● **Challenge**: Reproduce the listing that follows with no differences at all.

● **Data**:
·····
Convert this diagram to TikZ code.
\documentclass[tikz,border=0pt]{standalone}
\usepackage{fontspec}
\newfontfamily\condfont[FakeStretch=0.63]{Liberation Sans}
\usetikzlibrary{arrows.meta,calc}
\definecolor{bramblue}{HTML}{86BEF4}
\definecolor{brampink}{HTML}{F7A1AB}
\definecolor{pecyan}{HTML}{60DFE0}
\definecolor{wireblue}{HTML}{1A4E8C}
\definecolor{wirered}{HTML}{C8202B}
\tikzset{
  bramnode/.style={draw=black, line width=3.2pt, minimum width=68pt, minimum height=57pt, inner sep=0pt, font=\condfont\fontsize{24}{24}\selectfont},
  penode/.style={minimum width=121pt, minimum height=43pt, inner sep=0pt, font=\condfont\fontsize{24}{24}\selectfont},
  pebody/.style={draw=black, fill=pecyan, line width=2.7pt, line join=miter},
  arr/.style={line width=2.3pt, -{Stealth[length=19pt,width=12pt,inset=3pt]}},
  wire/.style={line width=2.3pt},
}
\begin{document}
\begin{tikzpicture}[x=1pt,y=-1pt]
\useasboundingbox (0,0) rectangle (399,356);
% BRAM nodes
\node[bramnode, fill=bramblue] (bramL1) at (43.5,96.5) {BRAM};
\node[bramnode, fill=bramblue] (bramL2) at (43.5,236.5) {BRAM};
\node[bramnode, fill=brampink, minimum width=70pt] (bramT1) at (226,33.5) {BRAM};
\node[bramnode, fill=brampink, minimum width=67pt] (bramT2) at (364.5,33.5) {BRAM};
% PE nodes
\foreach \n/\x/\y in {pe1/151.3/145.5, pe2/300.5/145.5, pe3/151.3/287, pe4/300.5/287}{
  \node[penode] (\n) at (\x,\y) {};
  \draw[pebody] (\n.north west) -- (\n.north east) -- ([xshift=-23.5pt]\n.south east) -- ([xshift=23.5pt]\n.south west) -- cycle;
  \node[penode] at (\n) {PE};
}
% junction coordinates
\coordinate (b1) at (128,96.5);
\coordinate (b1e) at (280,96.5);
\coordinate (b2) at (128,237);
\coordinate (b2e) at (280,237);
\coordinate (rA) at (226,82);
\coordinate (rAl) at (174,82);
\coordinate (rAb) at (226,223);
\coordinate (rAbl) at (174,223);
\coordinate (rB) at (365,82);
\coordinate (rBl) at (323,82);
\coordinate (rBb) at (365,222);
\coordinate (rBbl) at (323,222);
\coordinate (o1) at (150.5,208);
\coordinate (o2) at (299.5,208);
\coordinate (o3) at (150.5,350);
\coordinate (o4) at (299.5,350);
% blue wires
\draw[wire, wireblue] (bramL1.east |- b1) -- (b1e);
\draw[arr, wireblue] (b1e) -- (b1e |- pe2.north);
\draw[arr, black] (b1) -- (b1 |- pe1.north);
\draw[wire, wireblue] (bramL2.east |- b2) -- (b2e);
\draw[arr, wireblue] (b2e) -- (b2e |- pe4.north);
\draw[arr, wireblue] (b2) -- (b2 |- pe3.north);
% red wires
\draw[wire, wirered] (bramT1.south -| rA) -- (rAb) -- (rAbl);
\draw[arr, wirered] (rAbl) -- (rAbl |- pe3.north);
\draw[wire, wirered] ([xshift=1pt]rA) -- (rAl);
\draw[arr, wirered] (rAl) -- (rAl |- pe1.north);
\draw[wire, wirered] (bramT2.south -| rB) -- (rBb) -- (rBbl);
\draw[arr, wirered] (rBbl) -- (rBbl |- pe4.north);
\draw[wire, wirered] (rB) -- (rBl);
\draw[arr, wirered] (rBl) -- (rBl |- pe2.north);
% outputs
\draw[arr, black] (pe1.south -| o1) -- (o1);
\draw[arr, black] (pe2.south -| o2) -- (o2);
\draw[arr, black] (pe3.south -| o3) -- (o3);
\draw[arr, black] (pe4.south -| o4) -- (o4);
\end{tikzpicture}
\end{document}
·····
● **Result of the exercise**:
Convert this diagram to TikZ code.
\documentclass[tikz,border=0pt]{standalone}
\usepackage{fontspec}
\newfontfamily\condfont[FakeStretch=0.63]{Liberation Sans}
\usetikzlibrary{arrows.meta,calc}
\definecolor{bramblue}{HTML}{86BEF4}
\definecolor{brampink}{HTML}{F7A1AB}
\definecolor{pecyan}{HTML}{60DFE0}
\definecolor{wireblue}{HTML}{1A4E8C}
\definecolor{wirered}{HTML}{C8202B}
\tikzset{
  bramnode/.style={draw=black, line width=3.2pt, minimum width=68pt, minimum height=57pt, inner sep=0pt, font=\condfont\fontsize{24}{24}\selectfont},
  penode/.style={minimum width=121pt, minimum height=43pt, inner sep=0pt, font=\condfont\fontsize{24}{24}\selectfont},
  pebody/.style={draw=black, fill=pecyan, line width=2.7pt, line join=miter},
  arr/.style={line width=2.3pt, -{Stealth[length=19pt,width=12pt,inset=3pt]}},
  wire/.style={line width=2.3pt},
}
\begin{document}
\begin{tikzpicture}[x=1pt,y=-1pt]
\useasboundingbox (0,0) rectangle (399,356);
% BRAM nodes
\node[bramnode, fill=bramblue] (bramL1) at (43.5,96.5) {BRAM};
\node[bramnode, fill=bramblue] (bramL2) at (43.5,236.5) {BRAM};
\node[bramnode, fill=brampink, minimum width=70pt] (bramT1) at (226,33.5) {BRAM};
\node[bramnode, fill=brampink, minimum width=67pt] (bramT2) at (364.5,33.5) {BRAM};
% PE nodes
\foreach \n/\x/\y in {pe1/151.3/145.5, pe2/300.5/145.5, pe3/151.3/287, pe4/300.5/287}{
  \node[penode] (\n) at (\x,\y) {};
  \draw[pebody] (\n.north west) -- (\n.north east) -- ([xshift=-23.5pt]\n.south east) -- ([xshift=23.5pt]\n.south west) -- cycle;
  \node[penode] at (\n) {PE};
}
% junction coordinates
\coordinate (b1) at (128,96.5);
\coordinate (b1e) at (280,96.5);
\coordinate (b2) at (128,237);
\coordinate (b2e) at (280,237);
\coordinate (rA) at (226,82);
\coordinate (rAl) at (174,82);
\coordinate (rAb) at (226,223);
\coordinate (rAbl) at (174,223);
\coordinate (rB) at (365,82);
\coordinate (rBl) at (323,82);
\coordinate (rBb) at (365,222);
\coordinate (rBbl) at (323,222);
\coordinate (o1) at (150.5,208);
\coordinate (o2) at (299.5,208);
\coordinate (o3) at (150.5,350);
\coordinate (o4) at (299.5,350);
% blue wires
\draw[wire, wireblue] (bramL1.east |- b1) -- (b1e);
\draw[arr, wireblue] (b1e) -- (b1e |- pe2.north);
\draw[arr, black] (b1) -- (b1 |- pe1.north);
\draw[wire, wireblue] (bramL2.east |- b2) -- (b2e);
\draw[arr, wireblue] (b2e) -- (b2e |- pe4.north);
\draw[arr, wireblue] (b2) -- (b2 |- pe3.north);
% red wires
\draw[wire, wirered] (bramT1.south -| rA) -- (rAb) -- (rAbl);
\draw[arr, wirered] (rAbl) -- (rAbl |- pe3.north);
\draw[wire, wirered] ([xshift=1pt]rA) -- (rAl);
\draw[arr, wirered] (rAl) -- (rAl |- pe1.north);
\draw[wire, wirered] (bramT2.south -| rB) -- (rBb) -- (rBbl);
\draw[arr, wirered] (rBbl) -- (rBbl |- pe4.north);
\draw[wire, wirered] (rB) -- (rBl);
\draw[arr, wirered] (rBl) -- (rBl |- pe2.north);
% outputs
\draw[arr, black] (pe1.south -| o1) -- (o1);
\draw[arr, black] (pe2.south -| o2) -- (o2);
\draw[arr, black] (pe3.south -| o3) -- (o3);
\draw[arr, black] (pe4.south -| o4) -- (o4);
\end{tikzpicture}
\end{document}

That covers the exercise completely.